Issues with the defensive style of play employed by Mourinho reared their head at times but the main cause of friction between the Portuguese and the fans came when he denigrated the club’s history. The most egregious example of this happened during a post-match press conference following Man United’s elimination from the Champions League round of 16 at the hands of Sevilla. Rather than agreeing that Man United should be competing in the latter stages of the competition, Mourinho suggested that it was not unusual for them to be knocked out citing his own success at Old Trafford as an opposition manager.

That was far from the only time that Mourinho took the opportunity to talk about his own previous successes ahead of those of the club. Man United are the biggest club in the world and it never goes down well with their fans when managers or players try to make themselves out as bigger than the club.

That should not be a concern for Solskjaer.
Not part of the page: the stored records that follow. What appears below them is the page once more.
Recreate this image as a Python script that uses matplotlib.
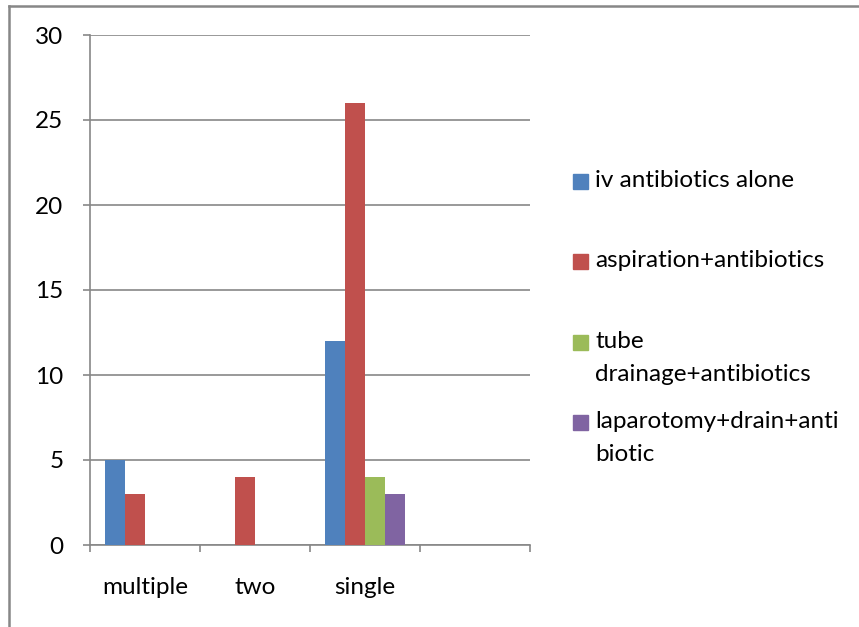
import matplotlib.pyplot as plt
import numpy as np
from matplotlib.lines import Line2D
from matplotlib.patches import Rectangle

categories = ["multiple", "two", "single", ""]
iv_alone = [5, 0, 12, 0]
aspiration = [3, 4, 26, 0]
tube_drainage = [0, 0, 4, 0]
laparotomy = [0, 0, 3, 0]

series = [iv_alone, aspiration, tube_drainage, laparotomy]
names = ["iv antibiotics alone",
         "aspiration+antibiotics",
         "tube\ndrainage+antibiotics",
         "laparotomy+drain+anti\nbiotic"]
colors = ["#4F81BD", "#C0504D", "#9BBB59", "#8064A2"]
yticks = [0, 5, 10, 15, 20, 25, 30]

plt.rcParams['font.family'] = ['Lato', 'DejaVu Sans']
W, H = 859, 627
fs = 17.5
fig = plt.figure(figsize=(W / 100, H / 100), dpi=100)
ax = fig.add_axes([90 / W, 1 - 545 / H, 440 / W, 510 / H])

grey = "#878787"
x = np.arange(len(categories))
width = 20 / 110
for i, vals in enumerate(series):
    ax.bar(x + (i - 1.5) * width, vals, width, color=colors[i], linewidth=0, zorder=3)

ax.set_xlim(-0.5, len(categories) - 0.5)
ax.set_ylim(0, 30)
ax.set_yticks(yticks)
ax.set_xticks(x)
ax.set_xticklabels(categories)
ax.set_xticks(np.arange(len(categories) + 1) - 0.5, minor=True)

ax.grid(axis="y", color=grey, linewidth=1.2, zorder=0)
for side in ["top", "right"]:
    ax.spines[side].set_visible(False)
for side in ["left", "bottom"]:
    ax.spines[side].set_color(grey)
    ax.spines[side].set_linewidth(1.2)

ax.tick_params(axis="y", length=5, width=1.2, color=grey, pad=14, labelsize=fs)
ax.tick_params(axis="x", which="major", length=0, pad=23, labelsize=fs)
ax.tick_params(axis="x", which="minor", length=5, width=1.2, color=grey)

# legend drawn by hand so the swatch sits beside the first line of text
legend_y = [181, 261, 342, 422]
for name, c, yy in zip(names, colors, legend_y):
    fig.add_artist(Rectangle((573 / W, 1 - (yy + 8) / H), 15 / W, 15 / H,
                             transform=fig.transFigure, color=c))
    fig.text(595 / W, 1 - (yy - 11) / H, name, fontsize=fs, va="top", ha="left",
             linespacing=1.68)

# outer chart frame
fig.add_artist(Line2D([9 / W, 9 / W], [0, 1 - 6 / H], color=grey, linewidth=1.8,
                      transform=fig.transFigure))
fig.add_artist(Line2D([9 / W, 1], [1 - 6 / H, 1 - 6 / H], color=grey, linewidth=1.8,
                      transform=fig.transFigure))

fig.savefig("out.png", dpi=100)
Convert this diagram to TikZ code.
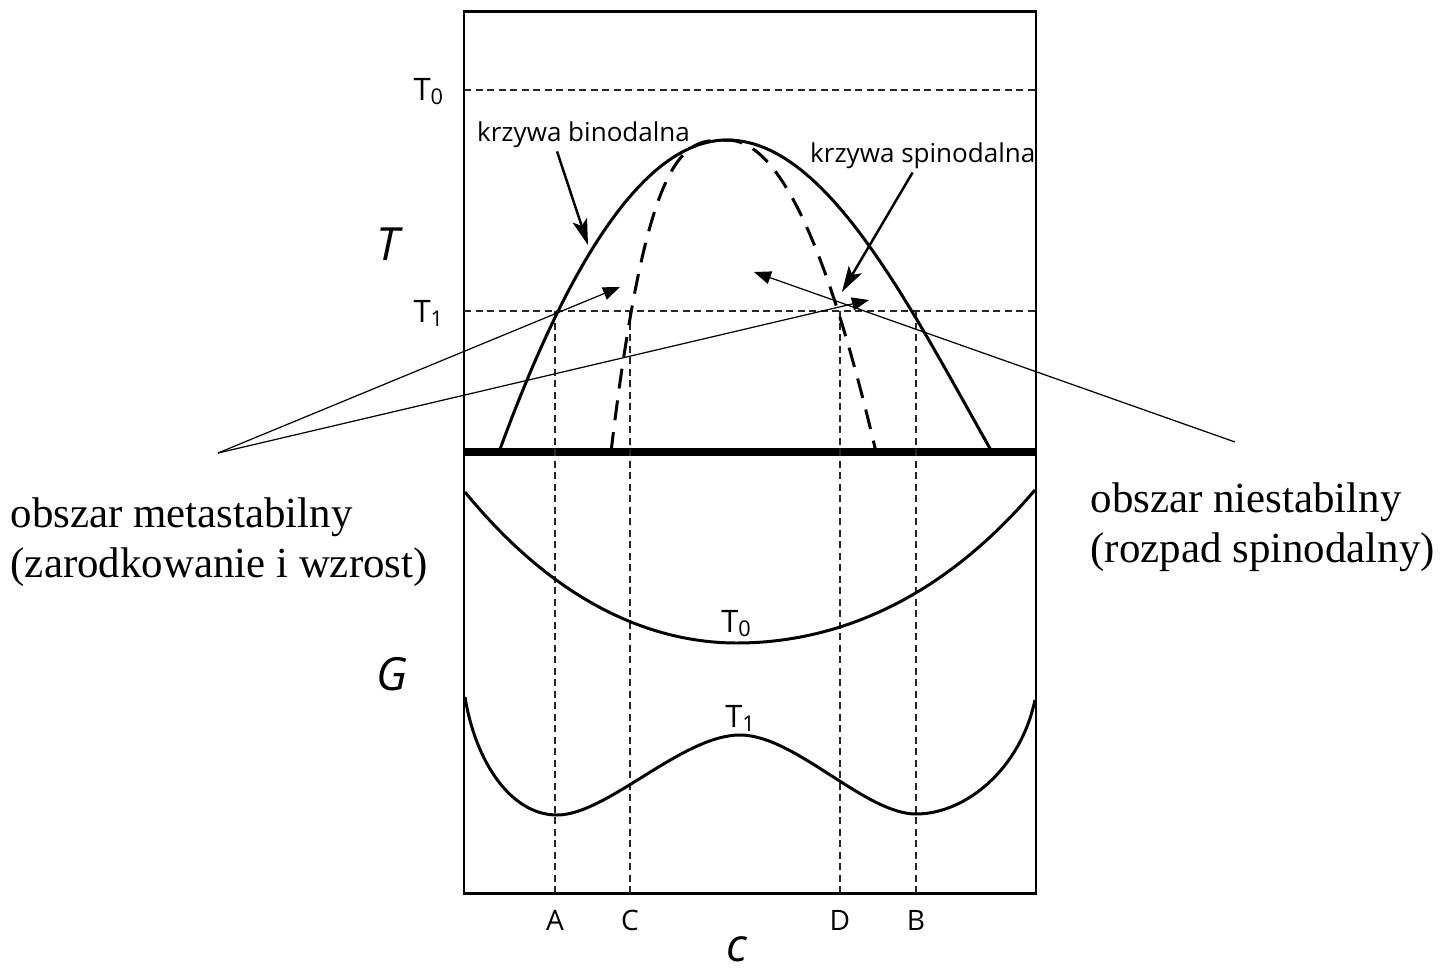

He has spoken about how nice it is for him to walk down the corridors at Old Trafford and Carrington and say hello to people who he knew during his time as a player. He understands the idea of Man United as a family better than Mourinho ever could but the main challenge will come when players put their head above the parapet and forget that it must always be about the club rather than and he has to instil some discipline. Certain members of the United squad will likely be particularly resistant to discipline due to the way they were treated by Mourinho so it’s something that Solskjaer must be very careful to manage if he is to learn from the mistakes of his predecessor.

If Solskjaer does indeed learn lessons from previous Man United managers, there is every chance he could be a great success at the club, if given the chance to continue next season and beyond.